|
|
|
|
|
by rcoh
4878 days ago
|
|
I became irritated when quick sort was claimed be O(n^2). Not only is that not true in practice, it's just wrong for all but the simplest implementations of the algorithm. With minor tweaks to the selection of partitions, quick sort can be made O(n lg n). Specifically, if combined with linear time median finding, we can pick perfect partitions every time. (Of course, this algorithm is painfully slow in practice). All this said, the idea of analytic combinatorics is interesting for a deeper understanding of algorithm performance. It quantifies behavior that good engineers understand is swept under the rug by Big-O notation. Of course, if you really want good performance, you'll have to understand the algorithm beyond just it's combinatorial properties -- caching locality and coherence, branch mispredictions, function call-overhead etc. play an enormous role when it comes time to really make code fast. To write fast code, you need the whole picture. |
|
I have found way too many implementations in the wild, with various optimizations that STILL had an O(n^2) worse case, one that was actually triggered by real data.
> With minor tweaks to the selection of partitions, quick sort can be made O(n lg n). Specifically, if combined with linear time median finding, we can pick perfect partitions every time. (Of course, this algorithm is painfully slow in practice).
You are mostly contradicting yourself here. It is painfully slow in practice, therefore, no one does linear time median finding; therefore, partitions aren't equal sized, and the O(n lg n) guarantee CANNOT be made.
Have you ever seen a widely used quicksort implementation that actually has an O(n lg n) guarantee? I haven't.
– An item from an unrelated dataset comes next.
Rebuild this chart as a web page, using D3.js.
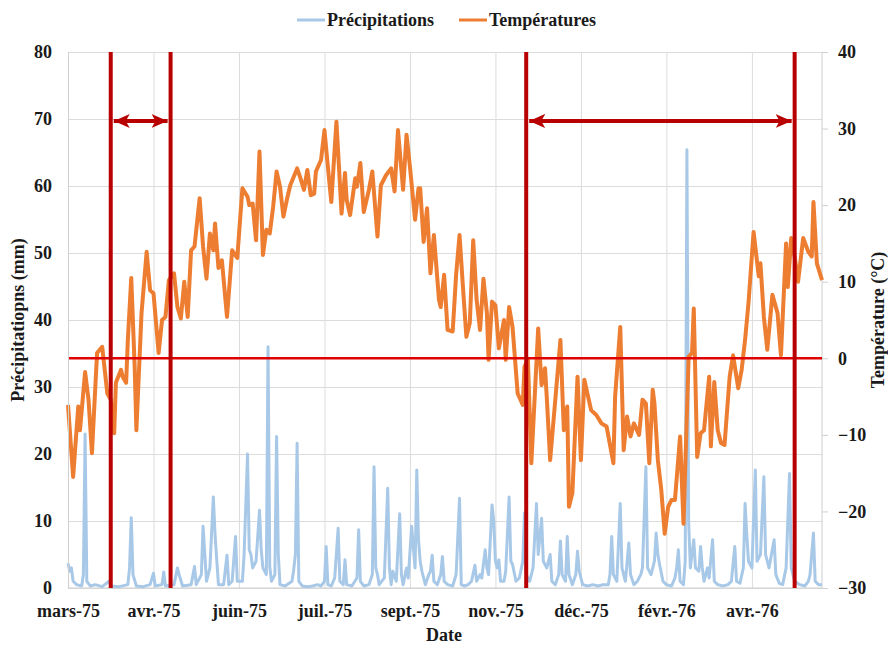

Closest I've seen is median-of-five-random-elements, which probabilistically is excellent, but is STILL not an O(n lg n) - if you have an adversary, and they build something like http://www.cs.dartmouth.edu/~doug/aqsort.c adjusted to your algorithm, you'll get a O(n^2).
Also, it is quite surprising how many quicksort implementations out there will do O(n^2) if they get a vector of ALL EQUAL VALUES. I have seen that happen in practice (including the Java standard library at the time I tested it), and I haven't seen one text book mention that the partitions should be (all < pivot) (all == pivot) (all > pivot), which is the only practical way to avoid it.